First, I AFFIRM the athlete for being vulnerable and honest about how they are feeling about the work needed to continue to progress in the sport (after I affirm them tears are not uncommon). Many of these athletes have believed LACKING MOTIVATION was a sign of weakness. I often tell them that I am amazed at their dedication, commitment, and sacrifice. I also tell them I am not shocked by their struggle with motivation. Lacking motivation is not a sign of weakness!

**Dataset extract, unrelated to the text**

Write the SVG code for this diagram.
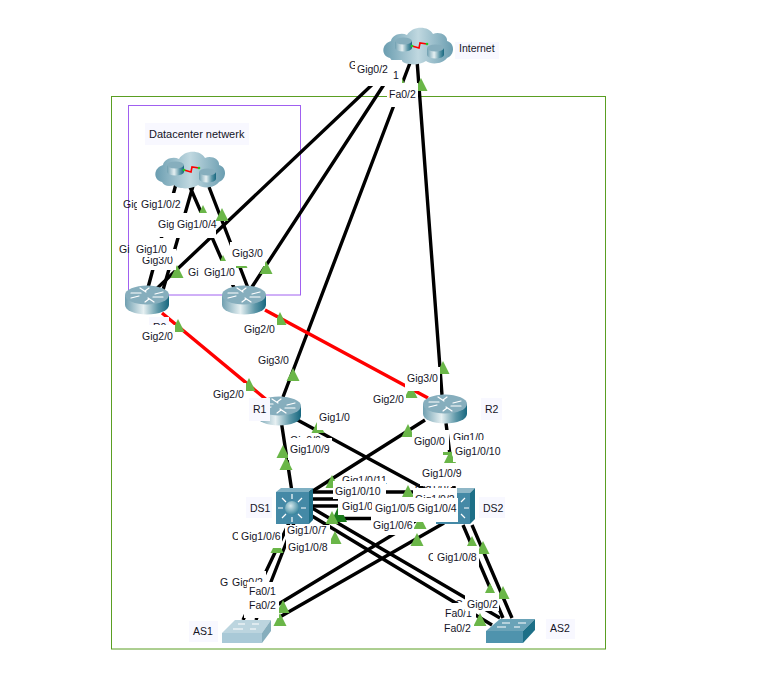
<svg xmlns="http://www.w3.org/2000/svg" width="767" height="685" viewBox="0 0 767 685">
<style>
text{font-family:"Liberation Sans",Arial,sans-serif;font-size:10.5px;fill:#14141f}
.k{stroke:#000;stroke-width:3.4;fill:none}
.r{stroke:#f00;stroke-width:3.4;fill:none}
.w{fill:#fff}
.n{fill:#f8f8ff}
.g{fill:#6ab648}
.a{stroke:#fff;stroke-width:1.200;fill:none}
</style>
<defs>
<linearGradient id="cyl" x1="0" x2="1" y1="0" y2="0"><stop offset="0" stop-color="#6f9fb0"/><stop offset=".42" stop-color="#e6f0f2"/><stop offset=".75" stop-color="#5d97a8"/><stop offset="1" stop-color="#17677f"/></linearGradient>
<linearGradient id="cl" x1="0" x2="1" y1="0" y2="0"><stop offset="0" stop-color="#6a9db0"/><stop offset=".5" stop-color="#c0d8e0"/><stop offset="1" stop-color="#6a9db0"/></linearGradient>
<radialGradient id="sp" cx=".4" cy=".35" r=".7"><stop offset="0" stop-color="#d8eaee"/><stop offset="1" stop-color="#2f7f98"/></radialGradient>
<path id="t" class="g" d="M0-7L6.500 6H-6.500Z"/>
<g id="rt">
<path d="M0 10V20A22 9.500 0 0 0 44 20V10Z" fill="url(#cyl)"/>
<ellipse cx="22" cy="10" rx="22" ry="9.500" fill="#86aebd"/>
<path class="a" d="M6 13L14 11M38 7L30 9M15 3L21 7M29 17L23 13M24 3L20 6M20 17L24 14M6 8H16M28 12H38" stroke-linecap="round"/>
</g>
<g id="mr">
<path d="M0 4V11A8.500 3.500 0 0 0 17 11V4Z" fill="url(#cyl)"/><ellipse cx="8.500" cy="4" rx="8.500" ry="3.500" fill="#86aebd"/>
</g>
<g id="cloud">
<path d="M7 32C-2 30-2 18 8 15C9 9 18 6 24 9C29 0 45-1 50 8C56 5 65 9 64 15C72 17 72 29 64 32C60 38 48 39 43 35C36 40 22 39 19 35C14 37 9 36 7 32Z" fill="url(#cl)"/>
<use href="#mr" x="12" y="11"/><use href="#mr" x="44" y="18"/>
<path d="M29 20L36 22L37 17L44 18" stroke="#f00" stroke-width="1.600" fill="none"/>
<circle cx="29" cy="20" r="1.300" fill="#2c2"/><circle cx="44" cy="18" r="1.300" fill="#2c2"/>
</g>
<g id="arrows"><path class="a" d="M0-14V-9M0 9V14M-14 0H-9M9 0H14M-10-10L-6-6M10-10L6-6M-10 10L-6 6M10 10L6 6" stroke-width="1.600"/></g>
</defs>
<rect x="111.500" y="96.500" width="494" height="552.500" fill="none" stroke="#5a9e22"/>
<rect x="128.500" y="105.500" width="172" height="189.500" fill="none" stroke="#a060f0"/>
<g id="connectors">
<path class="k" d="M395 63L150 295M398 63L250 290M413 55L283 397M417 60L442 395"/>
<path class="k" d="M176 184L146 295M193 186L163 290M190 187L235 290M209 187L248 288"/>
<path class="r" d="M162 313L268 401M265 310L428 398"/>
<path class="k" d="M281 420L292 492M292 417L445 500M425 420L308 494M446 423L455 495"/>
<path class="k" d="M310 492H440M310 499H440M310 506H440M335 518.500H440"/>
<path class="k" d="M312 508L500 618M312 516L492 625M445 503L272 608M444 523L278 618"/>
<path class="k" d="M289 523L243 620M294 523L256 620M463 525L503 618M472 525L512 618"/>
</g>
<g id="markers">
<use href="#t" x="421" y="85"/><use href="#t" x="402" y="85"/>
<use href="#t" x="203" y="212"/><use href="#t" x="222" y="215"/>
<use href="#t" x="177" y="272"/><use href="#t" x="223" y="262"/><use href="#t" x="241" y="262"/><use href="#t" x="266" y="268"/>
<use href="#t" x="280" y="319"/><use href="#t" x="178" y="326"/>
<use href="#t" x="249" y="385"/><use href="#t" x="293" y="375"/><use href="#t" x="318" y="427"/><use href="#t" x="283" y="452"/><use href="#t" x="286" y="464"/>
<use href="#t" x="443" y="368"/><use href="#t" x="411" y="392"/><use href="#t" x="408" y="431"/>
<path class="g" d="M443 452H452V455H443ZM448 458H455V463H448Z"/>
<use href="#t" x="332" y="482"/><path d="M339 505L347 522H331Z" fill="#1a7a1a"/><use href="#t" x="332" y="518"/><use href="#t" x="335" y="538"/>
<use href="#t" x="450" y="458"/><use href="#t" x="408" y="492"/><use href="#t" x="420" y="523"/><use href="#t" x="417" y="540"/><use href="#t" x="472" y="543"/><use href="#t" x="483" y="548"/>
<use href="#t" x="277" y="547"/><use href="#t" x="283" y="607"/><use href="#t" x="280" y="620"/>
<use href="#t" x="490" y="590"/><use href="#t" x="503" y="593"/><use href="#t" x="480" y="620"/>
</g>
<g id="Internet"><use href="#cloud" x="383" y="26"/><rect class="n" x="455" y="42" width="44" height="17"/><text x="459" y="52">Internet</text></g>
<g id="Datacenter"><use href="#cloud" x="155" y="150"/><rect class="n" x="145" y="123" width="104" height="22"/><text x="149" y="138" style="font-size:11px">Datacenter netwerk</text></g>
<g id="R0"><use href="#rt" x="125" y="285"/><rect class="n" x="149" y="317" width="20" height="12"/><text x="153" y="331">R0</text></g>
<g id="R3"><use href="#rt" x="222" y="285"/></g>
<g id="R1"><use href="#rt" x="257" y="396"/><rect class="n" x="249" y="398" width="21" height="23"/><text x="253" y="413">R1</text></g>
<g id="R2"><use href="#rt" x="423" y="394"/><rect class="n" x="481" y="398" width="21" height="22"/><text x="485" y="413">R2</text></g>
<g id="DS1"><path d="M276 492L281 488H313L309 492Z" fill="#7fb0c3"/><path d="M309 492L313 488V520L309 524Z" fill="#1d6f87"/><rect x="276" y="492" width="33" height="32" fill="#4489a6"/><use href="#arrows" x="292" y="508"/><circle cx="292" cy="508" r="7" fill="url(#sp)"/><rect class="n" x="246" y="497" width="26" height="21"/><text x="250" y="512">DS1</text></g>
<g id="DS2"><path d="M436 493L441 488H475L470 493Z" fill="#8fb7c7"/><path d="M470 493L475 488V519L470 524Z" fill="#1d6f87"/><rect x="436" y="493" width="34" height="31" fill="#4489a6"/><use href="#arrows" x="455" y="508"/><rect class="n" x="479" y="497" width="26" height="21"/><text x="483" y="512">DS2</text></g>
<g id="AS1"><path d="M222 633L235 620H271L262 633Z" fill="#bcd5df"/><rect x="222" y="633" width="40" height="10" fill="#a9c9d7"/><path d="M262 633L271 620V631L262 643Z" fill="#86aebd"/><path class="a" d="M238 624H245M252 624H259M233 629H243M250 629H256" stroke-width="1"/><rect class="n" x="189" y="621" width="29" height="21"/><text x="193" y="635">AS1</text></g>
<g id="AS2"><path d="M486 631L500 619H535L523 631Z" fill="#6aa3b8"/><rect x="486" y="631" width="37" height="12" fill="#4f93ad"/><path d="M523 631L535 619V630L523 643Z" fill="#1d6f87"/><path class="a" d="M502 623H510M518 623H526M497 627H506M514 627H520" stroke-width="1"/><rect class="n" x="546" y="619" width="29" height="20"/><text x="550" y="632">AS2</text></g>
<g id="labels">
<text x="349" y="69">G</text>
<rect class="w" x="385" y="60" width="17" height="29"/><text x="393" y="79">1</text>
<rect class="w" x="355" y="58" width="35" height="28"/><text x="357" y="73">Gig0/2</text>
<rect class="w" x="387" y="83" width="31" height="24"/><text x="389" y="98">Fa0/2</text>
<text x="123" y="208">Gig</text>
<rect class="w" x="137" y="193" width="46" height="20"/><text x="141" y="208">Gig1/0/2</text>
<rect class="w" x="155" y="213" width="21" height="24"/><text x="158" y="228">Gig</text>
<rect class="w" x="174" y="213" width="42" height="25"/><text x="177" y="228">Gig1/0/4</text>
<rect class="w" x="140" y="249" width="36" height="21"/><text x="142" y="264">Gig3/0</text>
<text x="119" y="253">Gi</text>
<rect class="w" x="131" y="238" width="40" height="19"/><text x="136" y="253">Gig1/0</text>
<rect class="w" x="230" y="242" width="35" height="24"/><text x="232" y="257">Gig3/0</text>
<text x="188" y="276">Gi</text>
<rect class="w" x="200" y="261" width="36" height="24"/><text x="204" y="276">Gig1/0</text>
<rect class="w" x="140" y="325" width="35" height="20"/><text x="142" y="340">Gig2/0</text>
<rect class="w" x="242" y="318" width="35" height="22"/><text x="244" y="333">Gig2/0</text>
<rect class="w" x="256" y="349" width="35" height="20"/><text x="258" y="364">Gig3/0</text>
<rect class="w" x="211" y="383" width="35" height="20"/><text x="213" y="398">Gig2/0</text>
<rect class="w" x="317" y="406" width="35" height="24"/><text x="319" y="421">Gig1/0</text>
<text x="290" y="444">Gig0/0</text>
<rect class="w" x="288" y="438" width="44" height="22"/><text x="290" y="453">Gig1/0/9</text>
<rect class="w" x="405" y="367" width="35" height="24"/><text x="407" y="382">Gig3/0</text>
<rect class="w" x="371" y="388" width="35" height="24"/><text x="373" y="403">Gig2/0</text>
<rect class="w" x="412" y="430" width="37" height="20"/><text x="414" y="445">Gig0/0</text>
<text x="453" y="441">Gig1/0</text>
<rect class="w" x="453" y="440" width="50" height="22"/><text x="455" y="455">Gig1/0/10</text>
<text x="342" y="484">Gig1/0/11</text>
<rect class="w" x="333" y="481" width="53" height="18"/><text x="335" y="495">Gig1/0/10</text>
<rect class="w" x="338" y="497" width="35" height="18"/><text x="342" y="510">Gig1/0/1</text>
<rect class="w" x="238" y="525" width="44" height="23"/><text x="241" y="540">Gig1/0/6</text>
<text x="232" y="540">C</text>
<rect class="w" x="238" y="525" width="3" height="23"/>
<rect class="w" x="285" y="525" width="45" height="14"/><text x="287" y="534">Gig1/0/7</text>
<rect class="w" x="286" y="538" width="45" height="17"/><text x="288" y="551">Gig1/0/8</text>
<text x="415" y="492">Gig1/0/3</text>
<rect class="w" x="413" y="488" width="44" height="10"/><text x="415" y="503">Gig1/0/2</text>
<rect class="w" x="420" y="463" width="44" height="23"/><text x="422" y="477">Gig1/0/9</text>
<rect class="w" x="413" y="498" width="45" height="24"/><text x="417" y="512">Gig1/0/4</text>
<rect class="w" x="372" y="497" width="43" height="20"/><text x="375" y="512">Gig1/0/5</text>
<rect class="w" x="371" y="516" width="43" height="19"/><text x="373" y="529">Gig1/0/6</text>
<text x="428" y="561">C</text>
<rect class="w" x="433" y="546" width="46" height="24"/><text x="437" y="561">Gig1/0/8</text>
<rect class="w" x="217" y="571" width="49" height="24"/><text x="220" y="586">G</text><text x="232" y="586">Gig0/2</text>
<rect class="w" x="247" y="582" width="32" height="24"/><text x="249" y="595">Fa0/1</text>
<rect class="w" x="244" y="596" width="35" height="22"/><text x="249" y="609">Fa0/2</text>
<text x="455" y="608">C</text>
<rect class="w" x="443" y="603" width="33" height="17"/><text x="445" y="617">Fa0/1</text>
<rect class="w" x="465" y="593" width="34" height="18"/><text x="467" y="608">Gig0/2</text>
<rect class="w" x="442" y="620" width="32" height="15"/><text x="444" y="632">Fa0/2</text>
</g>
</svg>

Second, I ask them an important question, “What is your expectation for motivation? In other words, do you expect to be excited, motivated, and energetic every day?” The shocking truth is YES. They are carrying the burden of expectation believing that they SHOULD BE HIGHLY MOTIVATED every day! Unpacking this I find out that they have been carrying this for a long time…the myth of daily motivation.

Third, I ask them, “What if you did not have to be HIGHLY MOTIVATED all the time?” A big sigh of relief is experienced right at that moment! But, the sigh is followed by a BIGGER QUESTION, “Shaun what do I do then? If I do not have to be motivated all the time, how will I ever get where I want to go?”

Fourth, I bring them through a series of questions that focus on the VALUE OF OBLIGATION.

Question 1: “Is there anything that you do consistently BECAUSE IT gives you a chance to SEE WHAT YOU ARE MADE OF? In other words, challenges you to reach your potential?” The answers vary but they tend to focus on doing homework and eating well.

Question 2: “When you do what you are OBLIGATED to do when you are done do you feel proud of yourself?” YES is always the answer.

Question 3: “Is it possible that coming to swimming out of OBLIGATION to yourself because you have a long-term goal is a good enough reason to come during those times that you are FEELING UNMOTIVATED?” Often there is a look on their face that resembles a new found FREEDOM. “I do not have to be MOTIVATED all the time?” they ask. I can come to practice because I am obligated to because of my desire to reach some ambitious goals. (Character is deepened when WILL overrides the need for COMFORT and path of least resistance) It is not weakness to come to practice out of sheer obligation. I believe much of what we do to pursue success in any endeavor requires us to act out of a sense of obligation. THIS IS NOT WEAKNESS. I think this points more to maturity.

To be fair there are times when a lack of motivation goes deeper. Chronic fatigue is real and needs to be assessed. However, more often than not the athlete is trying to come to grips with the MOTIVATIONAL IMPAIRMENT that is born out of a belief that they ALWAYS have to be motivated to reach their goals.

Let’s not be afraid to help our young athletes unpack some of their mental challenges to arrive at frameworks for engagement that strengthen their ability to navigate through personal challenges and come out on the other end stronger and more resilient.

To the swimmers and coaches at the AQUAJETS, I thank you!!!